--- start of RECORDS PROVIDED ---

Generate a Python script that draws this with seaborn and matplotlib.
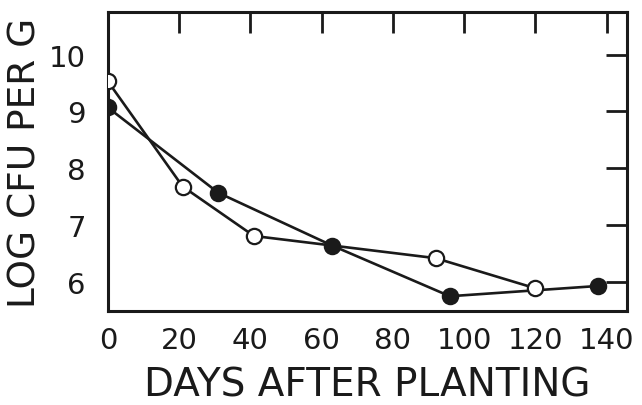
import matplotlib
matplotlib.use("Agg")
import matplotlib.pyplot as plt
import seaborn as sns
import pandas as pd

# Data
open_days = [0, 21, 41, 92, 120]
open_log = [9.53, 7.68, 6.81, 6.42, 5.89]
filled_days = [0, 31, 63, 96, 137.5]
filled_log = [9.07, 7.57, 6.64, 5.75, 5.93]

x_ticks = [0, 20, 40, 60, 80, 100, 120, 140]
y_ticks = [6, 7, 8, 9, 10]

sns.set_theme(style="white")
plt.rcParams['font.family'] = ['DejaVu Sans']

fig = plt.figure(figsize=(6.42, 4.06), dpi=100)
ax = fig.add_axes([0.168, 0.2315, 0.809, 0.7365])

df_open = pd.DataFrame({"day": open_days, "log": open_log})
df_filled = pd.DataFrame({"day": filled_days, "log": filled_log})

ink = "#1a1a1a"
sns.lineplot(data=df_filled, x="day", y="log", ax=ax, color=ink, lw=1.9,
             marker="o", markersize=11, markerfacecolor=ink,
             markeredgecolor=ink, markeredgewidth=1.6, sort=False, zorder=3)
sns.lineplot(data=df_open, x="day", y="log", ax=ax, color=ink, lw=1.9,
             marker="o", markersize=11, markerfacecolor="white",
             markeredgecolor=ink, markeredgewidth=1.6, sort=False, zorder=4)

ax.set_xlim(0, 145.8)
ax.set_ylim(5.49, 10.75)
ax.set_xticks(x_ticks)
ax.set_yticks(y_ticks)
ax.tick_params(direction="in", length=15, width=2, color=ink,
               top=True, right=True, labelsize=21, labelcolor=ink)
ax.tick_params(axis="x", pad=11)
ax.tick_params(axis="y", pad=16)
for s in ax.spines.values():
    s.set_visible(True)
    s.set_linewidth(2.2)
    s.set_color(ink)

ax.set_xlabel("DAYS AFTER PLANTING", fontsize=28, color=ink, labelpad=8)
ax.set_ylabel("LOG CFU PER G", fontsize=27, color=ink, labelpad=4)

fig.savefig("out.png", dpi=100, facecolor="white")
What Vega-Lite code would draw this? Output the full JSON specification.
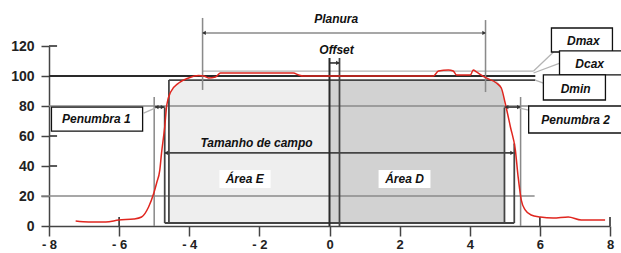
{
  "$schema": "https://vega.github.io/schema/vega-lite/v6.json",
  "width": 561,
  "height": 180,
  "autosize": "none",
  "padding": {"left": 49, "top": 46, "right": 11, "bottom": 27},
  "background": "white",
  "config": {"view": {"stroke": null}},
  "datasets": {
    "curve": [
      {"x": -7.24, "y": 3.3}, {"x": -6.87, "y": 2.7}, {"x": -6.38, "y": 2.7}, {"x": -6.01, "y": 4.0},
      {"x": -5.58, "y": 4.7}, {"x": -5.36, "y": 6.0}, {"x": -5.16, "y": 12.7}, {"x": -5.01, "y": 22.0},
      {"x": -4.93, "y": 28.7}, {"x": -4.84, "y": 37.3}, {"x": -4.79, "y": 48.7}, {"x": -4.70, "y": 66.0},
      {"x": -4.64, "y": 80.7}, {"x": -4.53, "y": 89.3}, {"x": -4.30, "y": 95.3}, {"x": -4.02, "y": 98.7},
      {"x": -3.73, "y": 100.3}, {"x": -3.59, "y": 100.0}, {"x": -3.45, "y": 98.7}, {"x": -3.25, "y": 99.3},
      {"x": -3.11, "y": 102}, {"x": -1.03, "y": 102}, {"x": -0.88, "y": 100.7}, {"x": -0.74, "y": 100},
      {"x": 1.68, "y": 100}, {"x": 2.96, "y": 100}, {"x": 3.11, "y": 103.3}, {"x": 3.39, "y": 104},
      {"x": 3.53, "y": 103.3}, {"x": 3.62, "y": 100.7}, {"x": 4.02, "y": 100.7}, {"x": 4.10, "y": 104},
      {"x": 4.19, "y": 102.7}, {"x": 4.47, "y": 98.7}, {"x": 4.76, "y": 95.3}, {"x": 4.90, "y": 92.0},
      {"x": 5.01, "y": 82}, {"x": 5.16, "y": 66}, {"x": 5.30, "y": 50.7}, {"x": 5.38, "y": 32.7},
      {"x": 5.47, "y": 17.3}, {"x": 5.58, "y": 10.7}, {"x": 5.75, "y": 7.3}, {"x": 6.01, "y": 6},
      {"x": 6.38, "y": 5.3}, {"x": 6.81, "y": 6}, {"x": 7.18, "y": 4}, {"x": 7.86, "y": 4}
    ],
    "fills": [
      {"region": "E", "x": -4.6, "y": 82}, {"region": "E", "x": -4.53, "y": 89.3},
      {"region": "E", "x": -4.3, "y": 95.3}, {"region": "E", "x": -4.05, "y": 97.3},
      {"region": "E", "x": 0, "y": 97.3},
      {"region": "D", "x": 0, "y": 97.3}, {"region": "D", "x": 4.76, "y": 97.3},
      {"region": "D", "x": 4.9, "y": 92.7}, {"region": "D", "x": 4.99, "y": 84}
    ],
    "segments": [
      {"x": -8, "x2": 5.87, "y": 100, "y2": 100, "kind": "k"},
      {"x": -3.62, "x2": 5.82, "y": 103.3, "y2": 103.3, "kind": "l"},
      {"x": -4.58, "x2": 5.87, "y": 97.3, "y2": 97.3, "kind": "d"},
      {"x": -8, "x2": 5.68, "y": 80, "y2": 80, "kind": "g"},
      {"x": -8.22, "x2": 5.85, "y": 20, "y2": 20, "kind": "g"},
      {"x": -4.7, "x2": 5.25, "y": 48.7, "y2": 48.7, "kind": "d"},
      {"x": -4.7, "x2": 5.27, "y": 2, "y2": 2, "kind": "d"},
      {"x": -3.62, "x2": 4.45, "y": 128.7, "y2": 128.7, "kind": "g"},
      {"x": 0, "x2": 0.285, "y": 108.7, "y2": 108.7, "kind": "d"},
      {"x": -5.0, "x2": -4.7, "y": 79.3, "y2": 79.3, "kind": "d"},
      {"x": 4.99, "x2": 5.45, "y": 79.3, "y2": 79.3, "kind": "d"},
      {"x": -5.0, "x2": -5.0, "y": 0, "y2": 86, "kind": "g"},
      {"x": -4.7, "x2": -4.7, "y": 2, "y2": 79, "kind": "d"},
      {"x": -4.58, "x2": -4.58, "y": 2, "y2": 97.3, "kind": "d"},
      {"x": -3.62, "x2": -3.62, "y": 90.7, "y2": 138.7, "kind": "g"},
      {"x": 4.45, "x2": 4.45, "y": 89.3, "y2": 137.3, "kind": "g"},
      {"x": 0, "x2": 0, "y": 0, "y2": 112, "kind": "k"},
      {"x": 0.285, "x2": 0.285, "y": 0, "y2": 112, "kind": "d"},
      {"x": 4.99, "x2": 4.99, "y": 2, "y2": 79, "kind": "d"},
      {"x": 5.27, "x2": 5.27, "y": 2, "y2": 55, "kind": "d"},
      {"x": 5.45, "x2": 5.45, "y": 0, "y2": 86, "kind": "g"},
      {"x": 5.82, "x2": 6.39, "y": 103.3, "y2": 116, "kind": "l"},
      {"x": 5.82, "x2": 6.59, "y": 102, "y2": 108.7, "kind": "l"},
      {"x": 5.87, "x2": 6.1, "y": 97.3, "y2": 95.3, "kind": "l"},
      {"x": -5.3, "x2": -4.96, "y": 75.3, "y2": 78.7, "kind": "l"},
      {"x": 5.39, "x2": 5.68, "y": 78.7, "y2": 77.3, "kind": "l"},
      {"x": -8, "x2": -7.77, "y": 40, "y2": 40, "kind": "d"},
      {"x": -8, "x2": -7.77, "y": 60, "y2": 60, "kind": "d"},
      {"x": -8, "x2": -7.77, "y": 120, "y2": 120, "kind": "d"},
      {"x": -6, "x2": -6, "y": 0, "y2": 6, "kind": "d"},
      {"x": 6, "x2": 6, "y": 0, "y2": 6, "kind": "d"},
      {"x": 8, "x2": 8, "y": 0, "y2": 6, "kind": "d"}
    ],
    "boxes": [
      {"x": -7.93, "x2": -5.33, "y": 63.3, "y2": 79.3, "kind": "box"},
      {"x": 5.68, "x2": 8.4, "y": 62, "y2": 80, "kind": "box"},
      {"x": 6.33, "x2": 8.07, "y": 116, "y2": 132, "kind": "box"},
      {"x": 6.56, "x2": 8.4, "y": 100.7, "y2": 116.7, "kind": "box"},
      {"x": 6.1, "x2": 7.87, "y": 84, "y2": 100.7, "kind": "box"},
      {"x": -3.14, "x2": -1.68, "y": 25.3, "y2": 37.3, "kind": "bg"},
      {"x": 1.4, "x2": 2.88, "y": 25.3, "y2": 37.3, "kind": "bg"}
    ],
    "labels": [
      {"x": 0.19, "y": 138, "text": "Planura"},
      {"x": 0.2, "y": 117.3, "text": "Offset"},
      {"x": -2.08, "y": 55.3, "text": "Tamanho de campo"},
      {"x": -2.42, "y": 31.3, "text": "Área E"},
      {"x": 2.14, "y": 31.3, "text": "Área D"},
      {"x": -6.65, "y": 71.3, "text": "Penumbra 1"},
      {"x": 7.02, "y": 70.7, "text": "Penumbra 2"},
      {"x": 7.24, "y": 123.3, "text": "Dmax"},
      {"x": 7.42, "y": 108, "text": "Dcax"},
      {"x": 7.02, "y": 91.3, "text": "Dmin"}
    ],
    "heads": [
      {"x": -3.58, "y": 128.7, "dir": "left"},
      {"x": 4.41, "y": 128.7, "dir": "right"},
      {"x": -4.66, "y": 48.7, "dir": "left"},
      {"x": 5.21, "y": 48.7, "dir": "right"},
      {"x": 0.24, "y": 108.7, "dir": "right"},
      {"x": -4.93, "y": 79.3, "dir": "left"},
      {"x": -4.76, "y": 79.3, "dir": "right"},
      {"x": 5.05, "y": 79.3, "dir": "left"},
      {"x": 5.4, "y": 79.3, "dir": "right"}
    ]
  },
  "encoding": {
    "x": {"field": "x", "type": "quantitative", "scale": {"domain": [-8, 8], "nice": false, "zero": false},
      "axis": {"values": [-8, -6, -4, -2, 0, 2, 4, 6, 8], "title": null, "grid": false,
        "labelExpr": "datum.value < 0 ? '- ' + (-datum.value) : datum.label",
        "domainColor": "#444", "domainWidth": 1.5, "tickColor": "#444", "tickWidth": 1.5, "tickSize": 10,
        "labelFont": "Liberation Sans", "labelFontSize": 13, "labelFontWeight": "bold", "labelColor": "#222",
        "labelPadding": 2, "labelFlush": false, "labelOverlap": false}},
    "y": {"field": "y", "type": "quantitative", "scale": {"domain": [0, 120], "nice": false, "zero": false},
      "axis": {"values": [0, 20, 40, 60, 80, 100, 120], "title": null, "grid": false,
        "domainColor": "#444", "domainWidth": 1.5, "tickColor": "#444", "tickWidth": 1.5, "tickSize": 8,
        "labelFont": "Liberation Sans", "labelFontSize": 14, "labelFontWeight": "bold", "labelColor": "#222",
        "labelPadding": 7, "labelFlush": false, "labelOverlap": false}}
  },
  "layer": [
    {
      "data": {"name": "fills"},
      "mark": {"type": "area", "stroke": null},
      "encoding": {
        "y2": {"datum": 2},
        "fill": {"field": "region", "type": "nominal", "scale": {"domain": ["E", "D"], "range": ["#eeeeee", "#d2d2d2"]}, "legend": null}
      }
    },
    {
      "data": {"name": "segments"},
      "mark": {"type": "rule"},
      "encoding": {
        "x2": {"field": "x2"},
        "y2": {"field": "y2"},
        "stroke": {"field": "kind", "type": "nominal", "scale": {"domain": ["k", "d", "g", "l"], "range": ["#2a2a2a", "#444444", "#8a8a8a", "#b4b4b4"]}, "legend": null},
        "strokeWidth": {"field": "kind", "type": "ordinal", "scale": {"domain": ["k", "d", "g", "l"], "range": [2, 1.3, 1.2, 1.3]}, "legend": null}
      }
    },
    {
      "data": {"name": "curve"},
      "mark": {"type": "line", "color": "#e0261f", "strokeWidth": 1.5, "interpolate": "monotone"},
      "encoding": {}
    },
    {
      "data": {"name": "boxes"},
      "transform": [{"filter": "datum.kind == 'box'"}],
      "mark": {"type": "rect", "fill": "white", "stroke": "#111", "strokeWidth": 1.3},
      "encoding": {"x2": {"field": "x2"}, "y2": {"field": "y2"}}
    },
    {
      "data": {"name": "boxes"},
      "transform": [{"filter": "datum.kind == 'bg'"}],
      "mark": {"type": "rect", "fill": "white", "stroke": null},
      "encoding": {"x2": {"field": "x2"}, "y2": {"field": "y2"}}
    },
    {
      "data": {"name": "labels"},
      "mark": {"type": "text", "font": "Liberation Sans", "fontStyle": "italic", "fontWeight": "bold", "fontSize": 12, "color": "#111", "align": "center", "baseline": "middle"},
      "encoding": {"text": {"field": "text"}}
    },
    {
      "data": {"name": "heads"},
      "mark": {"type": "point", "filled": true, "color": "#333", "size": 18, "opacity": 1},
      "encoding": {
        "shape": {"field": "dir", "type": "nominal", "scale": {"domain": ["left", "right"], "range": ["triangle-left", "triangle-right"]}, "legend": null}
      }
    }
  ]
}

--- end of RECORDS PROVIDED ---

TO DO: Your task is to return the lines above, from the first one up to and including the line containing "fontsize=27, color=ink, labelpad=4)", minus any pictures.

COMPLETE RESPONSE:
Generate a Python script that draws this with seaborn and matplotlib.
import matplotlib
matplotlib.use("Agg")
import matplotlib.pyplot as plt
import seaborn as sns
import pandas as pd

# Data
open_days = [0, 21, 41, 92, 120]
open_log = [9.53, 7.68, 6.81, 6.42, 5.89]
filled_days = [0, 31, 63, 96, 137.5]
filled_log = [9.07, 7.57, 6.64, 5.75, 5.93]

x_ticks = [0, 20, 40, 60, 80, 100, 120, 140]
y_ticks = [6, 7, 8, 9, 10]

sns.set_theme(style="white")
plt.rcParams['font.family'] = ['DejaVu Sans']

fig = plt.figure(figsize=(6.42, 4.06), dpi=100)
ax = fig.add_axes([0.168, 0.2315, 0.809, 0.7365])

df_open = pd.DataFrame({"day": open_days, "log": open_log})
df_filled = pd.DataFrame({"day": filled_days, "log": filled_log})

ink = "#1a1a1a"
sns.lineplot(data=df_filled, x="day", y="log", ax=ax, color=ink, lw=1.9,
             marker="o", markersize=11, markerfacecolor=ink,
             markeredgecolor=ink, markeredgewidth=1.6, sort=False, zorder=3)
sns.lineplot(data=df_open, x="day", y="log", ax=ax, color=ink, lw=1.9,
             marker="o", markersize=11, markerfacecolor="white",
             markeredgecolor=ink, markeredgewidth=1.6, sort=False, zorder=4)

ax.set_xlim(0, 145.8)
ax.set_ylim(5.49, 10.75)
ax.set_xticks(x_ticks)
ax.set_yticks(y_ticks)
ax.tick_params(direction="in", length=15, width=2, color=ink,
               top=True, right=True, labelsize=21, labelcolor=ink)
ax.tick_params(axis="x", pad=11)
ax.tick_params(axis="y", pad=16)
for s in ax.spines.values():
    s.set_visible(True)
    s.set_linewidth(2.2)
    s.set_color(ink)

ax.set_xlabel("DAYS AFTER PLANTING", fontsize=28, color=ink, labelpad=8)
ax.set_ylabel("LOG CFU PER G", fontsize=27, color=ink, labelpad=4)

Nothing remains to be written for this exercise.